The Mhaiskars, including his brother Jayant who promoted Mumbai Entry Point Ltd, collect toll on 16 major roads, including some of India's most iconic ones such as the Mumbai-Pune Expressway and the Bandra-Worli Sea Link.
"The Mhaiskar family is a classic road-to-riches story," said a business rival, who competes with IRB for infrastructure projects in the state. Besides collecting toll, the IRB Group has built 19 roads, most of them in Maharashtra. Its order book is worth Rs 7,700 crore with 16 road projects in the pipeline.
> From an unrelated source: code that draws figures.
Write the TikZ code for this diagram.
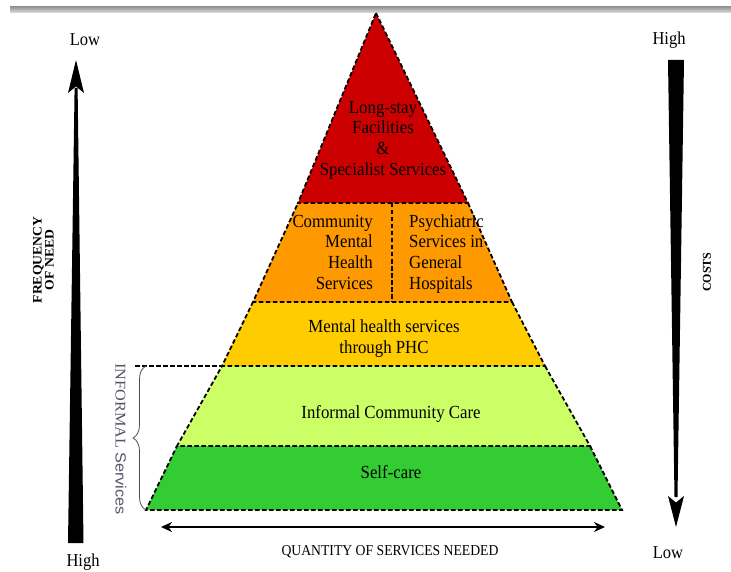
\documentclass[tikz,border=0pt]{standalone}
\usepackage{fontspec}
\setmainfont{Liberation Serif}
\newfontfamily\sansfam{Liberation Sans}
\usepackage{graphicx}
\usetikzlibrary{arrows.meta,decorations.pathreplacing}

\definecolor{tierred}{HTML}{CC0000}
\definecolor{tierorange}{HTML}{FF9900}
\definecolor{tieryellow}{HTML}{FFCC00}
\definecolor{tierlime}{HTML}{CCFF66}
\definecolor{tiergreen}{HTML}{33CC33}
\definecolor{notegrey}{RGB}{82,86,100}

% slightly tall lettering, and lettering stretched along its own length
\newcommand{\tall}[1]{\scalebox{1}[1.1]{#1}}
\newcommand{\stretchx}[2]{\scalebox{#1}[1]{#2}}

\begin{document}
\begin{tikzpicture}[x=1pt,y=-1pt,
  tierline/.style={line width=1.8pt, dash pattern=on 4.5pt off 2.5pt, line cap=butt},
  tiertext/.style={inner sep=0pt, font=\fontsize{16.8}{18.8}\selectfont},
  endlabel/.style={inner sep=0pt, font=\fontsize{16.5}{18}\selectfont},
  axislabel/.style={inner sep=0pt, font=\bfseries\fontsize{13}{11}\selectfont},
  wedge/.style={fill=black, draw=none}
]
\useasboundingbox (0,0) rectangle (731,572);

% thin grey rule along the top
\shade[top color=gray!85, bottom color=gray!30] (10,6.5) rectangle (731,12.5);

% pyramid corner points
\coordinate (apex) at (376,13);
\coordinate (r1) at (298,203);  \coordinate (r2) at (468,203);
\coordinate (o1) at (253,302);  \coordinate (o2) at (512,302);
\coordinate (y1) at (222,366);  \coordinate (y2) at (545,366);
\coordinate (g1) at (177,446);  \coordinate (g2) at (590,446);
\coordinate (b1) at (146,510);  \coordinate (b2) at (622,510);
\coordinate (dtop) at (392,203); \coordinate (dbot) at (392,302);
\coordinate (inf) at (135,366);

% tier fills
\fill[tierred]    (apex) -- (r2) -- (r1) -- cycle;
\fill[tierorange] (r1) -- (r2) -- (o2) -- (o1) -- cycle;
\fill[tieryellow] (o1) -- (o2) -- (y2) -- (y1) -- cycle;
\fill[tierlime]   (y1) -- (y2) -- (g2) -- (g1) -- cycle;
\fill[tiergreen]  (g1) -- (g2) -- (b2) -- (b1) -- cycle;

% dashed tier outlines
\draw[tierline] (apex) -- (r2) -- (r1) -- cycle;
\draw[tierline] (r2) -- (o2) -- (o1) -- (r1);
\draw[tierline] (o2) -- (y2) -- (y1) -- (o1);
\draw[tierline] (y2) -- (g2) -- (g1) -- (y1);
\draw[tierline] (g2) -- (b2) -- (b1) -- (g1);
\draw[tierline] (dtop) -- (dbot);
\draw[tierline] (inf) -- (y1);

% tier texts
\node[tiertext] (tLong) at (383,140) {\tall{\begin{tabular}{@{}c@{}}Long-stay\\Facilities\\\&\\Specialist Services\end{tabular}}};
\node[tiertext, anchor=east] (tComm) at (373,254) {\tall{\begin{tabular}{@{}r@{}}Community\\Mental\\Health\\Services\end{tabular}}};
\node[tiertext, anchor=west] (tPsy) at (409,254) {\tall{\begin{tabular}{@{}l@{}}Psychiatric\\Services in\\General\\Hospitals\end{tabular}}};
\node[tiertext] (tPhc) at (384,339) {\tall{\begin{tabular}{@{}c@{}}Mental health services\\through PHC\end{tabular}}};
\node[tiertext] (tInf) at (391,414) {\tall{Informal Community Care}};
\node[tiertext] (tSelf) at (391,472) {\tall{Self-care}};

% brace for the informal tiers
\coordinate (bb) at (146,510);
\coordinate (bt) at (146,366);
\draw[decorate, decoration={brace, amplitude=13pt, aspect=0.5},
      draw=gray!60!black, line width=0.8pt] (bb) -- (bt);
\node[inner sep=0pt, rotate=-90, text=notegrey, font=\fontsize{14.8}{16}\selectfont]
  (tInformal) at (121,439) {\stretchx{1.1}{INFORMAL \sansfam Services}};

% frequency of need: upward tapering arrow
\fill[wedge] (68,543) -- (83.5,543) -- (77.6,88) -- (74.6,88) -- cycle;
\fill[wedge] (76,60) -- (84,93) -- (76,86.5) -- (68,93) -- cycle;
\node[endlabel] (fLow) at (85,40) {\tall{Low}};
\node[endlabel] (fHigh) at (83,562) {\tall{High}};
\node[axislabel, rotate=90] (fLab) at (45,260)
  {\stretchx{1.05}{\begin{tabular}{@{}c@{}}FREQUENCY\\OF NEED\end{tabular}}};

% costs: downward tapering arrow
\fill[wedge] (668,60) -- (684,60) -- (677.5,497) -- (674.5,497) -- cycle;
\fill[wedge] (676,527) -- (684,496) -- (676,502.5) -- (668,496) -- cycle;
\node[endlabel] (cHigh) at (669,40) {\tall{High}};
\node[endlabel] (cLow) at (668,553) {\tall{Low}};
\node[axislabel, rotate=90, font=\bfseries\fontsize{12}{12}\selectfont] (cLab) at (707,272)
  {COSTS};

% quantity of services: double-headed arrow
\coordinate (qa) at (161,527);
\coordinate (qb) at (605,527);
\draw[line width=1.8pt, {Stealth[length=11pt,width=10pt]}-{Stealth[length=11pt,width=10pt]}] (qa) -- (qb);
\node[inner sep=0pt, font=\fontsize{13.7}{15}\selectfont] (qLab) at (390,552)
  {\tall{QUANTITY OF SERVICES NEEDED}};
\end{tikzpicture}
\end{document}
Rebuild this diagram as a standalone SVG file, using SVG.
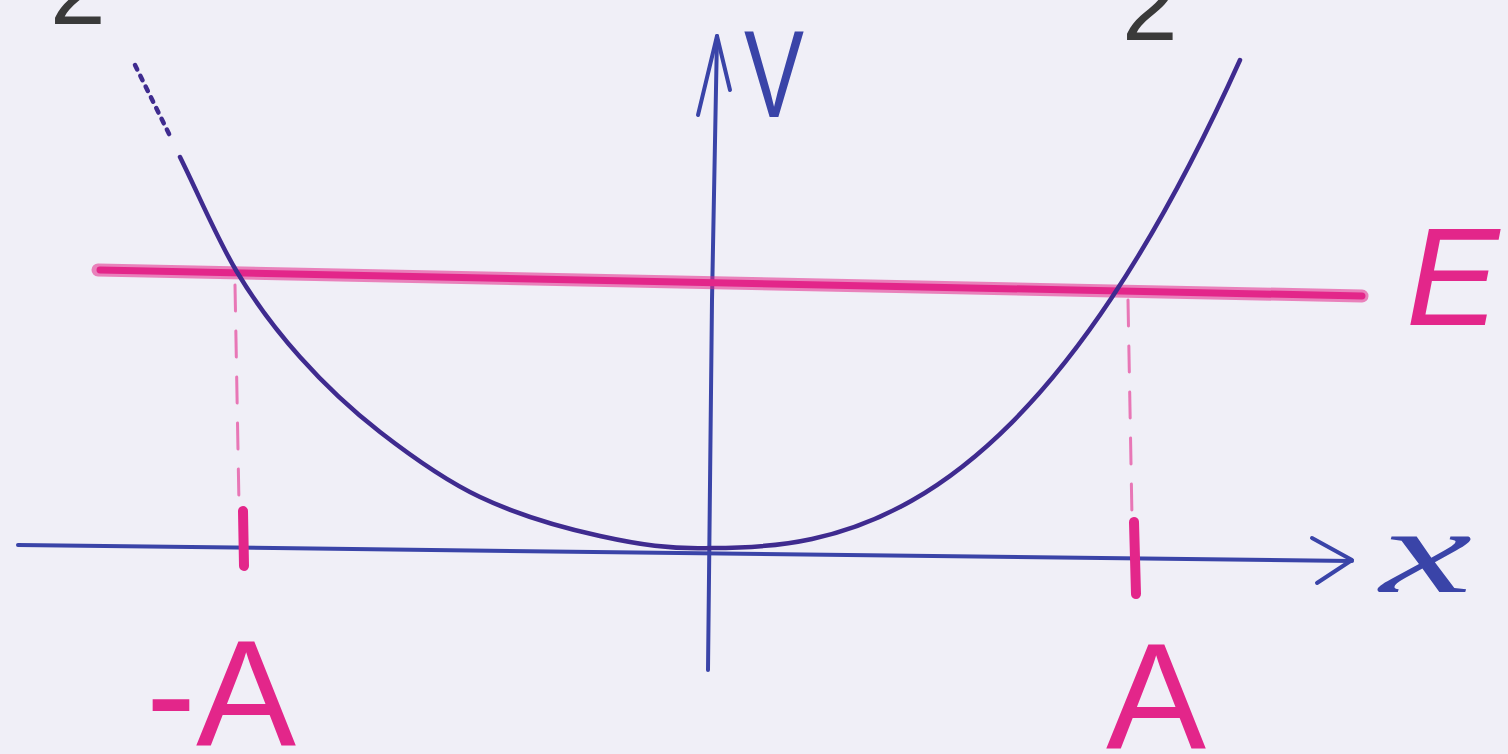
<svg xmlns="http://www.w3.org/2000/svg" width="1508" height="754" viewBox="0 0 1508 754">
  <style>
    .axis { stroke: #3a44a8; stroke-width: 4; fill: none; stroke-linecap: round; stroke-linejoin: round; }
    .curve { stroke: #3f2b8f; stroke-width: 4.5; fill: none; stroke-linecap: round; }
    .pink { stroke: #e3268a; fill: none; stroke-linecap: round; }
    .lblPink { fill: #e3268a; font-family: "Liberation Sans", Arial, sans-serif; }
    .lblBlue { fill: #3a44a8; }
    .lblGray { fill: #3a3a3a; font-family: "Liberation Sans", Arial, sans-serif; }
  </style>
  <rect x="0" y="0" width="1508" height="754" fill="#f0eff7"/>

  <g id="top-marks">
    <text class="lblGray" x="50" y="24" font-size="100">2</text>
    <text class="lblGray" x="1122" y="40" font-size="100">2</text>
  </g>

  <g id="connectors">
    <!-- x axis -->
    <path class="axis" d="M18,545 L1352,561"/>
    <path class="axis" d="M1312,538 L1352,560 L1317,583"/>
    <!-- V axis -->
    <path class="axis" d="M708,670 L712,300 L717,36"/>
    <path class="axis" d="M698,115 L717,36 L730,90"/>
  </g>

  <g id="energy-line">
    <path class="pink" stroke-width="13" stroke-opacity="0.55" d="M98,270 L1362,296"/>
    <path class="pink" stroke-width="7" d="M100,270 L1362,296"/>
  </g>

  <g id="potential-curve">
    <path class="curve" stroke-dasharray="5 7" d="M135,65 L172,140"/>
    <path class="curve" d="M180,157 C199,195.3 217,238.7 237,272 C257,305.3 276.2,330.3 300,357 C323.8,383.7 350,408.7 380,432 C410,455.3 443.3,479.7 480,497 C516.7,514.3 561.3,527.5 600,536 C638.7,544.5 670.3,549.5 712,548 C745.3,548 778.7,546.2 812,539 C845.3,531.8 878.7,519.5 912,500.5 C945.3,481.5 978.7,455.8 1012,422.3 C1045.3,388.8 1078.7,347.5 1112,297.3 C1154.7,233 1197.3,154.8 1240,60"/>
  </g>

  <g id="turning-points">
    <path class="pink" stroke-width="3" stroke-opacity="0.6" stroke-dasharray="26 20" d="M235,285 L239,505"/>
    <path class="pink" stroke-width="3" stroke-opacity="0.6" stroke-dasharray="26 20" d="M1128,300 L1132,518"/>
    <path class="pink" stroke-width="10" d="M243,511 L244,566"/>
    <path class="pink" stroke-width="10" d="M1134,522 L1136,594"/>
  </g>

  <g id="labels">
    <text class="lblBlue" x="744" y="117" font-size="124" font-family="Liberation Sans, Arial, sans-serif" textLength="60" lengthAdjust="spacingAndGlyphs">V</text>
    <text class="lblBlue" x="1380" y="592" font-size="120" font-style="italic" font-family="Liberation Serif, Times New Roman, serif" textLength="92" lengthAdjust="spacingAndGlyphs">x</text>
    <text class="lblPink" x="1406" y="325" font-size="140" font-style="italic">E</text>
    <text class="lblPink" x="146" y="745" font-size="150">-A</text>
    <text class="lblPink" x="1106" y="748" font-size="150">A</text>
  </g>
</svg>
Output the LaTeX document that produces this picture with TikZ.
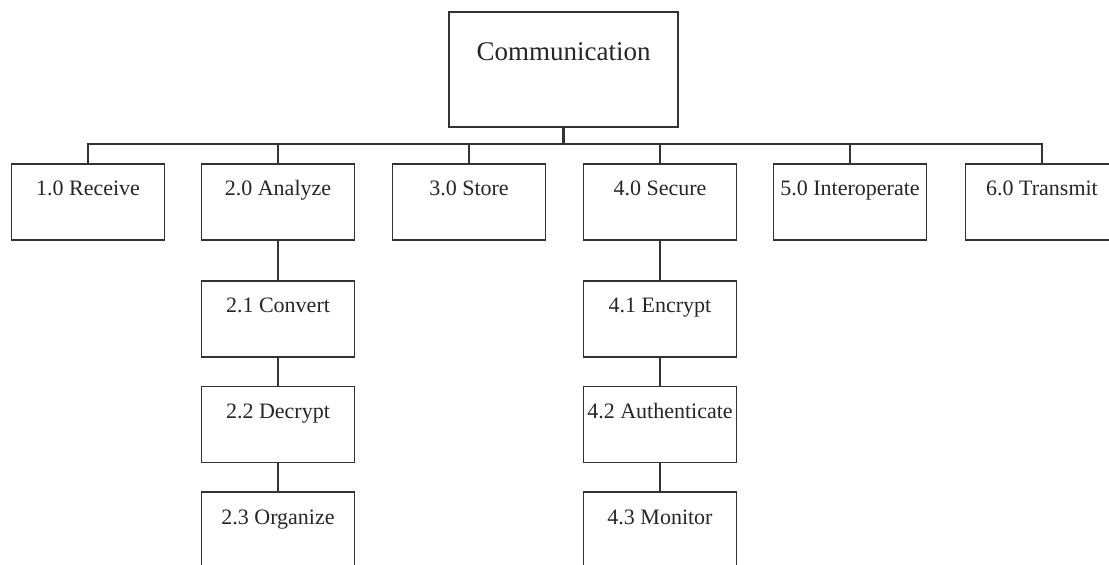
\documentclass[tikz,border=0pt]{standalone}
\usepackage{fontspec}
\setmainfont{Liberation Serif}
\usetikzlibrary{positioning}

\tikzset{
  box/.style={draw=black!80, line width=1.8pt, inner sep=0pt, text=black!85},
  task/.style={box, minimum width=153pt, text height=32pt, text depth=44pt,
    font=\fontsize{22}{26}\selectfont},
  link/.style={draw=black!80, line width=1.8pt}
}

\begin{document}
\begin{tikzpicture}[x=1pt,y=-1pt,node distance=28pt]
  \useasboundingbox (0,0) rectangle (1109,565);
  \clip (0,0) rectangle (1109,565);

  \node[box, anchor=north, minimum width=229pt, text height=49pt, text depth=66pt,
    font=\fontsize{27}{32}\selectfont] (comm) at (563.5,11) {Communication};

  \node[task, anchor=north] (receive) at (88,163) {1.0 Receive};
  \node[task, anchor=north] (analyze) at (278,163) {2.0 Analyze};
  \node[task, anchor=north] (store) at (469,163) {3.0 Store};
  \node[task, anchor=north] (secure) at (660,163) {4.0 Secure};
  \node[task, anchor=north] (interop) at (850,163) {5.0 Interoperate};
  \node[task, anchor=north] (transmit) at (1042,163) {6.0 Transmit};

  \node[task] (convert) [below=39pt of analyze] {2.1 Convert};
  \node[task] (decrypt) [below=of convert] {2.2 Decrypt};
  \node[task] (organize) [below=of decrypt] {2.3 Organize};

  \node[task] (encrypt) [below=39pt of secure] {4.1 Encrypt};
  \node[task] (authent) [below=of encrypt] {4.2 Authenticate};
  \node[task] (monitor) [below=of authent] {4.3 Monitor};

  \coordinate (bus) at (563.5,144);

  \draw[link, line width=3pt] (comm.south) -- (bus);
  \draw[link] (receive.north) -- (receive.north |- bus) -| (transmit.north);
  \foreach \n in {analyze,store,secure,interop}
    \draw[link] (\n.north) -- (\n.north |- bus);

  \path[link]
    (analyze) edge (convert)
    (convert) edge (decrypt)
    (decrypt) edge (organize)
    (secure) edge (encrypt)
    (encrypt) edge (authent)
    (authent) edge (monitor)
    ;
\end{tikzpicture}
\end{document}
Besides, IRB has a 1,200 acre land bank along the Mumbai-Pune Expressway.
In Forbes' Richest Indians list of 2011, Virendra Mhaiskar ranks 78.
Dattatraya Mhaiskar, a Chitpavan Brahmin with roots in the state's coastal belt of Konkan, floated IRB in 1977 with small road projects in the Kalyan-Dombivali region. His years as an engineer in the state government apparently gave him access to leaders across the political spectrum.
The company's fortunes grew after elder son Virendra joined it in 1990. In 1995, with Gadkari as PWD Minister, IRB bagged the Rs 104-crore Build-Operate-Transfer project to widen and maintain a 25 km road stretch between Bhiwandi and Thane. Besides, when the Shiv Sena-BJP was in power between 1995 and 1999 and Gadkari was PWD minister, it received five contracts valued at close to Rs 50 crore.
The relatively unknown company shot into the national limelight in 2004 when it paid Rs 918 crore to the Maharashtra State Road Development Corporation for the rights to collect toll on India's first expressway built between Mumbai and Pune. While big road projects were bid out to construction companies by the BJP-Sena government, MSRDC opened up a new business avenue by auctioning the rights to toll. To exploit this, IRB floated IRB Infrastructure Developers in 1998.